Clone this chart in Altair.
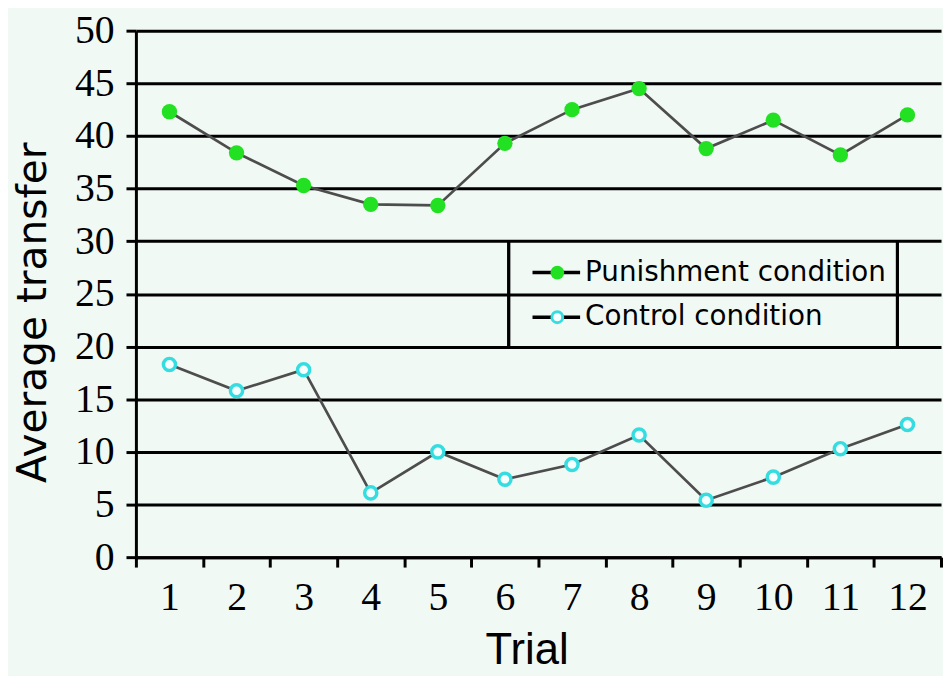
---
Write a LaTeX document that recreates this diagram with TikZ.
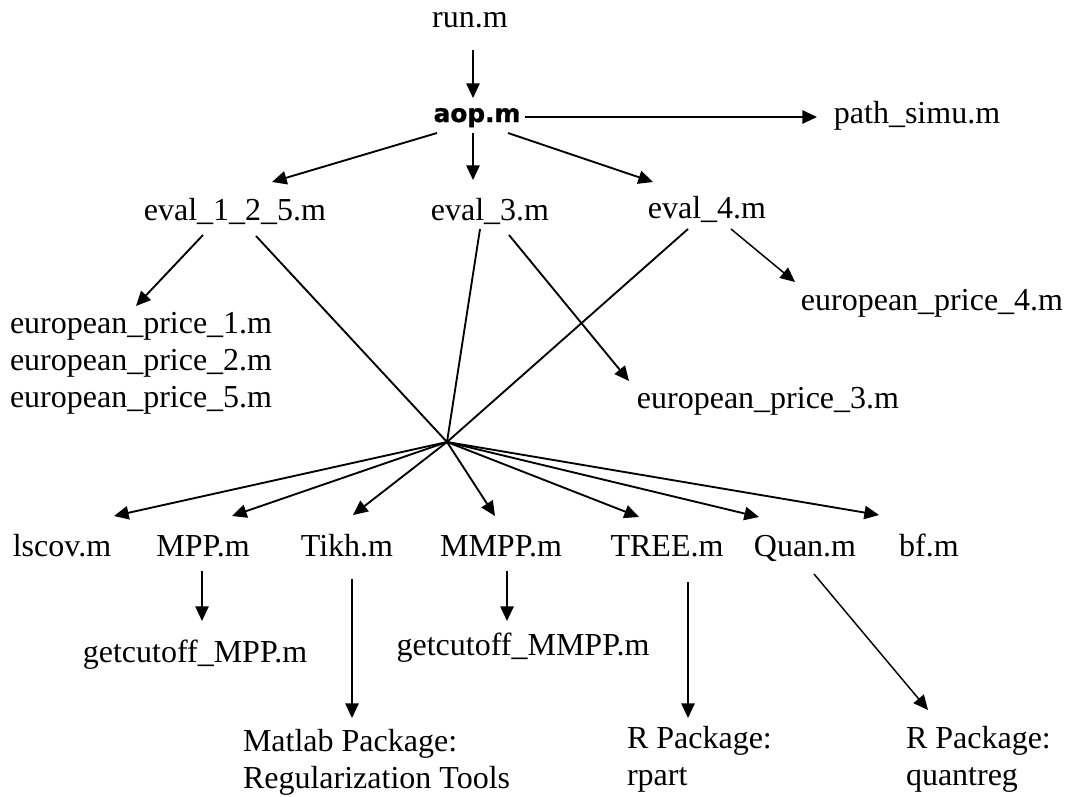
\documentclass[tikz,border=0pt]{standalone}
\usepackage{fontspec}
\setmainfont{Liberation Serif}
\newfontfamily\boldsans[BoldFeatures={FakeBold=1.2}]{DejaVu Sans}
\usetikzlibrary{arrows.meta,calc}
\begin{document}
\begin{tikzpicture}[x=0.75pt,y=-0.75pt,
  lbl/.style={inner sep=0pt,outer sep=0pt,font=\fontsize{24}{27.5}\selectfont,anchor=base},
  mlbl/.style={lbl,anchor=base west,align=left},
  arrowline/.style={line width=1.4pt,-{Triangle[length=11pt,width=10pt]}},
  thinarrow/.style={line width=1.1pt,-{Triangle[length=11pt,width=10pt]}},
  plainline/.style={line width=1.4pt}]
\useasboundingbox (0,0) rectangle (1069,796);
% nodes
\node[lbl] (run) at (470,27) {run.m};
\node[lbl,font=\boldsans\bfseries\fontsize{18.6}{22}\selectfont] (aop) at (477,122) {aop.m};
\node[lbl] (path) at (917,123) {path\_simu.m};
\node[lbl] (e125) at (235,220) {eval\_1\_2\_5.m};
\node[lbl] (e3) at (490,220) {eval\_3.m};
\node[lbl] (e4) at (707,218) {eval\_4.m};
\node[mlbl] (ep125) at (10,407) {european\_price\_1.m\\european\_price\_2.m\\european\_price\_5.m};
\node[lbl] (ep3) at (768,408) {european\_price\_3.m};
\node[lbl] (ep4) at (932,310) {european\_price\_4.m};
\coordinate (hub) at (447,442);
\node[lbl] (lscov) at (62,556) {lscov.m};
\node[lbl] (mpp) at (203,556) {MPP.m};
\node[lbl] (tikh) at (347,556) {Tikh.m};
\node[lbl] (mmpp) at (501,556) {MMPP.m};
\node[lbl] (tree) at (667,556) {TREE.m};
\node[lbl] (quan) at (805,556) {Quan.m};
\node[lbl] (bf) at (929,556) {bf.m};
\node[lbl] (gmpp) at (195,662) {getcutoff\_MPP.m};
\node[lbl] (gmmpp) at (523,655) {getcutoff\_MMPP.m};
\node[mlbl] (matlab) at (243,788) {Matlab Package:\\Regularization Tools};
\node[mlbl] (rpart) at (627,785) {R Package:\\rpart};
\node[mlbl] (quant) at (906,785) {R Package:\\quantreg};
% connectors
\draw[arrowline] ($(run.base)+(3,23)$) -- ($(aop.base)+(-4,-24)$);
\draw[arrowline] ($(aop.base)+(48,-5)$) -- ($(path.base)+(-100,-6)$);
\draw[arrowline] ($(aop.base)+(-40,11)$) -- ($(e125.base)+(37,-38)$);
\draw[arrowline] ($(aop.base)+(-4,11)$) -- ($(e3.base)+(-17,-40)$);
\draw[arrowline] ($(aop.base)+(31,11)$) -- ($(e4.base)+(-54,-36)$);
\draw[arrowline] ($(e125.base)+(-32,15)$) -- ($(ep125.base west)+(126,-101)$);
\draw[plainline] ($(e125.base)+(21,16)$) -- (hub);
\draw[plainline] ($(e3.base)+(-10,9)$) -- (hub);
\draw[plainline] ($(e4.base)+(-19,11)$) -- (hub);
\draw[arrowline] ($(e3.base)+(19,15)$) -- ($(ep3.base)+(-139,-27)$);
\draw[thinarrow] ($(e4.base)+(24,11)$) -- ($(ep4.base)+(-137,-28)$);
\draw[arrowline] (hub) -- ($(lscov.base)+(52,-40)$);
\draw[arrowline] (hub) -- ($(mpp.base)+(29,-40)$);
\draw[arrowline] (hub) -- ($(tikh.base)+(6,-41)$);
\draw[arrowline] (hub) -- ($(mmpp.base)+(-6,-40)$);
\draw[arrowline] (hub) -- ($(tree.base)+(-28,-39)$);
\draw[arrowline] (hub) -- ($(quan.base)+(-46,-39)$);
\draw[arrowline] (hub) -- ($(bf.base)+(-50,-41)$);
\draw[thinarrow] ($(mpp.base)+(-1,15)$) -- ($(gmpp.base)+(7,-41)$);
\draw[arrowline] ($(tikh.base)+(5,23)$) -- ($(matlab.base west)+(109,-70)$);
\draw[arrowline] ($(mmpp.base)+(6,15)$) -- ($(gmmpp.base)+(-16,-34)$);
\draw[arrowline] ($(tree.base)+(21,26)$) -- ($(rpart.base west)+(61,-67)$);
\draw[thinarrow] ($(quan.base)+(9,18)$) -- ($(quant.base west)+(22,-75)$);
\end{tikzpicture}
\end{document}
* * *
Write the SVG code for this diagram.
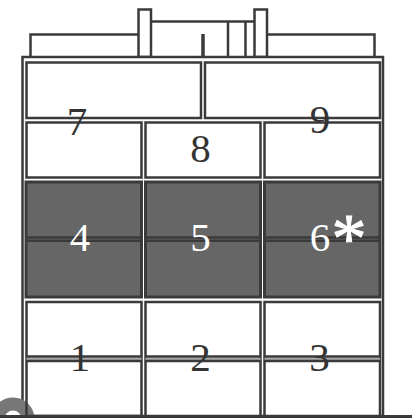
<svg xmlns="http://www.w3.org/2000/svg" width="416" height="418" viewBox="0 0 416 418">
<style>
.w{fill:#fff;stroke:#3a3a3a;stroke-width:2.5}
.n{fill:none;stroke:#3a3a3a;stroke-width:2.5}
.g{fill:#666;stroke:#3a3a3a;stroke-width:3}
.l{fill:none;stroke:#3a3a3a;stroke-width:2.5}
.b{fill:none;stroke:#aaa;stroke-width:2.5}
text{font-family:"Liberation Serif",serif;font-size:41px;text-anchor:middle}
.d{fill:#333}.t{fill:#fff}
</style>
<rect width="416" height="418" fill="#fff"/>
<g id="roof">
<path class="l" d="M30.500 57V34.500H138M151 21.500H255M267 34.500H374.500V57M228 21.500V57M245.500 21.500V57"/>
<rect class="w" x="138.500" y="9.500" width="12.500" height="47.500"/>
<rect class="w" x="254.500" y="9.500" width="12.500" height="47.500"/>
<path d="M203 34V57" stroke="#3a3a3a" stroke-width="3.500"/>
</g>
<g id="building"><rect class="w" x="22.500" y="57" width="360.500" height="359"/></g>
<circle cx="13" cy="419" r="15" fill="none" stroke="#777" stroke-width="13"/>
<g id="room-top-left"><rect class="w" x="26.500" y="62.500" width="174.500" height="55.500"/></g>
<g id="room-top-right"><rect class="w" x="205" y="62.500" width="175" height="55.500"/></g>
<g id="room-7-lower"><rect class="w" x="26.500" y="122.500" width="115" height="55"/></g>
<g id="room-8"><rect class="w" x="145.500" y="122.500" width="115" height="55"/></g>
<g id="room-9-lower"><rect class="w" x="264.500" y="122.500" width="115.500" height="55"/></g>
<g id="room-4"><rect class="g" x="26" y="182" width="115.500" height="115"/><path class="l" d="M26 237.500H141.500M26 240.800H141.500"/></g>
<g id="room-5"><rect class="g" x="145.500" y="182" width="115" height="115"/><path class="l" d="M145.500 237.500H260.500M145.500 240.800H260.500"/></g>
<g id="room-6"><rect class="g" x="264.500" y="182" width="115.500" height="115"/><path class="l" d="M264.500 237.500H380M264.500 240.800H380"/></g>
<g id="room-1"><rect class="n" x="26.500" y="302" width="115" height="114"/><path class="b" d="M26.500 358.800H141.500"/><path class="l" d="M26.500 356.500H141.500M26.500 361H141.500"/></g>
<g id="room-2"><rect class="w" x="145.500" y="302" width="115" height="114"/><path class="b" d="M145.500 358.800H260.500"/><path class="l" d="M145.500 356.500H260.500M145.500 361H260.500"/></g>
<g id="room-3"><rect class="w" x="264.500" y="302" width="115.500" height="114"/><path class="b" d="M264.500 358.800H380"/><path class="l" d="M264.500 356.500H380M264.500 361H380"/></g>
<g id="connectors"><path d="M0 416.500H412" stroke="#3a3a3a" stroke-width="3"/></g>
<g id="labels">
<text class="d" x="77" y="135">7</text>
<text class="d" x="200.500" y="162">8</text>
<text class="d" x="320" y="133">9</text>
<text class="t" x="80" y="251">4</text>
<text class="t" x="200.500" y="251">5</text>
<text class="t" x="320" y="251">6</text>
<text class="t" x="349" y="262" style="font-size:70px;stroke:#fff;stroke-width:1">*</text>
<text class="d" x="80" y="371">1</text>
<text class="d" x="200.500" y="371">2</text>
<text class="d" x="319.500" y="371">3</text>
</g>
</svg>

### What is asked
Locate all lines in the listing above with the word "diagram" and copy them.

### Response for this exercise
Write a LaTeX document that recreates this diagram with TikZ.
Write the SVG code for this diagram.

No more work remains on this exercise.